§ What the task requires:
In the listing below, locate the line with "Give me the" and the line with "const FONT = 'Liberation", then output both and everything between them exactly, minus any pictures.

§ Stored records:
━━━━
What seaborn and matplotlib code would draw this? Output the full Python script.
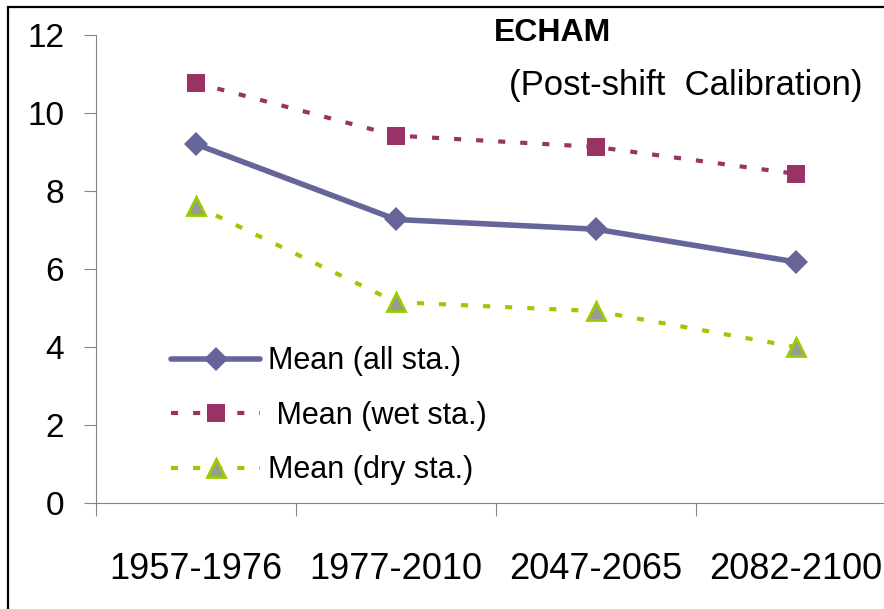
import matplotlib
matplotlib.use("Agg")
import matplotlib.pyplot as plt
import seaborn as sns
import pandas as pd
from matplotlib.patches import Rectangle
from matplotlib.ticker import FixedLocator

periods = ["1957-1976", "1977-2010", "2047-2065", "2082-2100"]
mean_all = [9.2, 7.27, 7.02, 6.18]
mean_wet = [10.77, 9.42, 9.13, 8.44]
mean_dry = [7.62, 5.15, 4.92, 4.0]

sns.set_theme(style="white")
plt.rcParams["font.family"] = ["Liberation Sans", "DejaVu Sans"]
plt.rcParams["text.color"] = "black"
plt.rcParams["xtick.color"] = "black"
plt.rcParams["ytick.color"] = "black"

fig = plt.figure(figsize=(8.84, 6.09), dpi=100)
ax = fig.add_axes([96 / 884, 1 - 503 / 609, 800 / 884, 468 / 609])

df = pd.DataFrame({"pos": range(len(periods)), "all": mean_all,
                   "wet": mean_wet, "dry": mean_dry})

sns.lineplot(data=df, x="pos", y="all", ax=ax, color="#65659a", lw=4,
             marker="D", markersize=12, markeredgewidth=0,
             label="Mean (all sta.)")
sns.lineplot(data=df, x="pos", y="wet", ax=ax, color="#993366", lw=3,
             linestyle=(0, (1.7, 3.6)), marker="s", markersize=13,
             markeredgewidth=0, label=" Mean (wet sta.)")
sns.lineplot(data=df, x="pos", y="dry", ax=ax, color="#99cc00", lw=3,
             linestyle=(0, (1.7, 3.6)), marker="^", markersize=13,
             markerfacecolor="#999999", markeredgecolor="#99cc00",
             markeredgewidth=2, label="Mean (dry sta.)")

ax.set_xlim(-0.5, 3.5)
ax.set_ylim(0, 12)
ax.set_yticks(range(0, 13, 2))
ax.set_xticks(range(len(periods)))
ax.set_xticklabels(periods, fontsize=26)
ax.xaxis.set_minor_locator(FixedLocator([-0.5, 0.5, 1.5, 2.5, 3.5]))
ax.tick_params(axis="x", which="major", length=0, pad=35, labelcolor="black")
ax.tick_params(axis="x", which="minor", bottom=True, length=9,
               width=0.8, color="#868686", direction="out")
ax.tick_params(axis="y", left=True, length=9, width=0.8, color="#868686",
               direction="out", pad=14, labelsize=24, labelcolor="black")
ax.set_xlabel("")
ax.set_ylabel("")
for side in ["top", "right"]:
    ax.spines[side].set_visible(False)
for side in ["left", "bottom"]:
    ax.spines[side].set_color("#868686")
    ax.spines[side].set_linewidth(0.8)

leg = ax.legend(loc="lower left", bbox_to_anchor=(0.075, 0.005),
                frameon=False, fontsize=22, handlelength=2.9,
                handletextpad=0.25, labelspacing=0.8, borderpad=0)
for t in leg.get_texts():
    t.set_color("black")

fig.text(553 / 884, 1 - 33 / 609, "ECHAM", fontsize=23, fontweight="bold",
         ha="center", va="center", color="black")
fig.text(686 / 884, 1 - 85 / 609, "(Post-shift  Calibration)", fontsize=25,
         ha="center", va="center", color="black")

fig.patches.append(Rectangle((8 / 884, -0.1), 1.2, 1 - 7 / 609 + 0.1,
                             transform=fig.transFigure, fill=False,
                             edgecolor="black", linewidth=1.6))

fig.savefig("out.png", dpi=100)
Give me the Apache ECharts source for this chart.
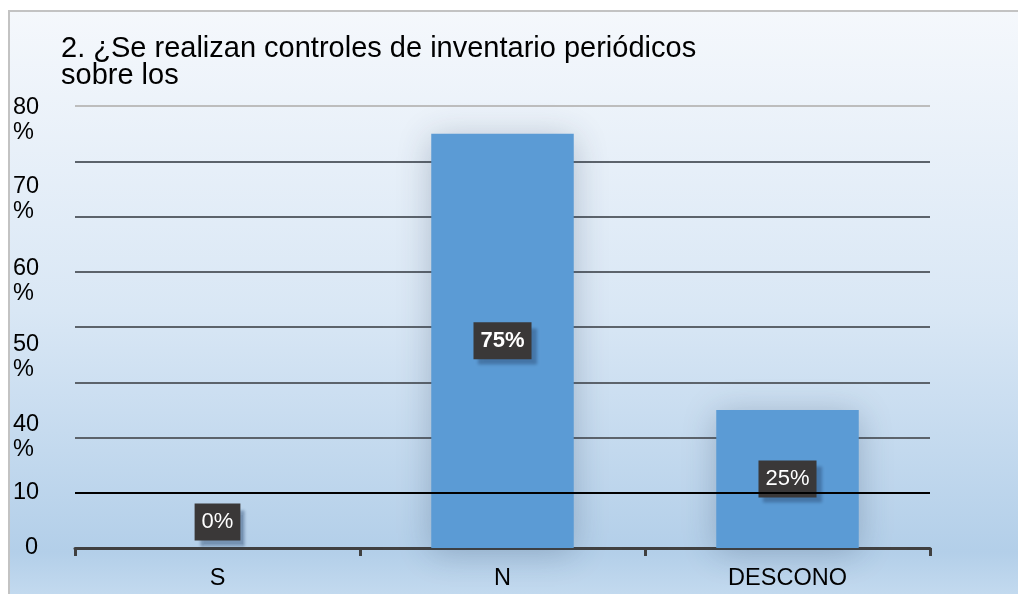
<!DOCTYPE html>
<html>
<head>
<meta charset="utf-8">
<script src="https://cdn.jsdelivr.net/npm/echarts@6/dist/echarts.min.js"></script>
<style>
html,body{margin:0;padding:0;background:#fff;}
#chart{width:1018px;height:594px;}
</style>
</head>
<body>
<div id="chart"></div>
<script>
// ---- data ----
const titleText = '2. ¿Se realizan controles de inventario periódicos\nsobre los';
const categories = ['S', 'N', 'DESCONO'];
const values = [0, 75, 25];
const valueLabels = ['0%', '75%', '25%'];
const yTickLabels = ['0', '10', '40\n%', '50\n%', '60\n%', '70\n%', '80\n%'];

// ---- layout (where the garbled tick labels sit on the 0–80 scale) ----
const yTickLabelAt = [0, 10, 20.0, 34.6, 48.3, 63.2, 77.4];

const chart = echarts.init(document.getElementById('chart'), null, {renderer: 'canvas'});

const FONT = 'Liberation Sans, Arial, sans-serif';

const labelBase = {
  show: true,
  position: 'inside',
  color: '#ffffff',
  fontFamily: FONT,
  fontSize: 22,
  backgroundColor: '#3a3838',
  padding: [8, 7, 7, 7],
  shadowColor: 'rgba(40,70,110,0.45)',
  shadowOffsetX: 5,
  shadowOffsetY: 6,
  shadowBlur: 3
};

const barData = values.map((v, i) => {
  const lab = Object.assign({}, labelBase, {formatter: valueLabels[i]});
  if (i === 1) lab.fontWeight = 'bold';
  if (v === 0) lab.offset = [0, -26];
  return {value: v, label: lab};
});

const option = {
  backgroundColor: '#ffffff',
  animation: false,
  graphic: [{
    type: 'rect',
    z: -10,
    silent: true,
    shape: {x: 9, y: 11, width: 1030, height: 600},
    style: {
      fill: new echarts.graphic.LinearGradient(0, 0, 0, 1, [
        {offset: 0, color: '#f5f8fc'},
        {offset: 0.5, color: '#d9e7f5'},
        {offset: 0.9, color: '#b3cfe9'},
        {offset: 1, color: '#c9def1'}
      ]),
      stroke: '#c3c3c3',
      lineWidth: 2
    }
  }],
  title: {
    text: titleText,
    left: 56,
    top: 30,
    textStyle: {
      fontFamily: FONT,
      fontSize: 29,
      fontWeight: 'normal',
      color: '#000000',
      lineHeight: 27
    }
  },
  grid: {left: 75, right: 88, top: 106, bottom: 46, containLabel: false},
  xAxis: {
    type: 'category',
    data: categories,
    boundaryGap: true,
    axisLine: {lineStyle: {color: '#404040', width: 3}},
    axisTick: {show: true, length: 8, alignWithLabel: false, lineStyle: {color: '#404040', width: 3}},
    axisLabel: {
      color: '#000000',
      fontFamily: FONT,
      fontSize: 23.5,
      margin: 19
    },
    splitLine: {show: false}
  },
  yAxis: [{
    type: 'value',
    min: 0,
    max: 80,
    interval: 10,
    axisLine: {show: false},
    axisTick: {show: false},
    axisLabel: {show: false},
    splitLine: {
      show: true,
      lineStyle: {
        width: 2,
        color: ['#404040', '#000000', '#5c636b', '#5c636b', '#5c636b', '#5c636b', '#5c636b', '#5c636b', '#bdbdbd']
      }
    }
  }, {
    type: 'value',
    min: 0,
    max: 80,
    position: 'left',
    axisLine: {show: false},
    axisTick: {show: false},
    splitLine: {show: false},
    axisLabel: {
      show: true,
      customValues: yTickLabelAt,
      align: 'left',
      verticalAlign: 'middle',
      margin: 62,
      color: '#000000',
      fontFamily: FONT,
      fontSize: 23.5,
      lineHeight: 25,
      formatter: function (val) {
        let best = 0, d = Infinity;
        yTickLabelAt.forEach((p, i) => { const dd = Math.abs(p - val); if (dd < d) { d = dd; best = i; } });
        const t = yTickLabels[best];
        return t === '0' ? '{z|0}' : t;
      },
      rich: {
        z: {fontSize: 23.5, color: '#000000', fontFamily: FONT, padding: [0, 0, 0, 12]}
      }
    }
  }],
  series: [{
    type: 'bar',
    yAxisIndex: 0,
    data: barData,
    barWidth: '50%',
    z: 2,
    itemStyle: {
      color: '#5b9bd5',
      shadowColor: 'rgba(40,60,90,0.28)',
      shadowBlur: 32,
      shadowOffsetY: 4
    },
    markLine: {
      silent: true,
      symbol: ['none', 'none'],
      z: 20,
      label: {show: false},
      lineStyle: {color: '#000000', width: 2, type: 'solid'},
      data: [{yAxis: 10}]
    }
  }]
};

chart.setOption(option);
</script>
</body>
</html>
━━━━
§ Problem solution:
Give me the Apache ECharts source for this chart.
<!DOCTYPE html>
<html>
<head>
<meta charset="utf-8">
<script src="https://cdn.jsdelivr.net/npm/echarts@6/dist/echarts.min.js"></script>
<style>
html,body{margin:0;padding:0;background:#fff;}
#chart{width:1018px;height:594px;}
</style>
</head>
<body>
<div id="chart"></div>
<script>
// ---- data ----
const titleText = '2. ¿Se realizan controles de inventario periódicos\nsobre los';
const categories = ['S', 'N', 'DESCONO'];
const values = [0, 75, 25];
const valueLabels = ['0%', '75%', '25%'];
const yTickLabels = ['0', '10', '40\n%', '50\n%', '60\n%', '70\n%', '80\n%'];

// ---- layout (where the garbled tick labels sit on the 0–80 scale) ----
const yTickLabelAt = [0, 10, 20.0, 34.6, 48.3, 63.2, 77.4];

const chart = echarts.init(document.getElementById('chart'), null, {renderer: 'canvas'});

const FONT = 'Liberation Sans, Arial, sans-serif';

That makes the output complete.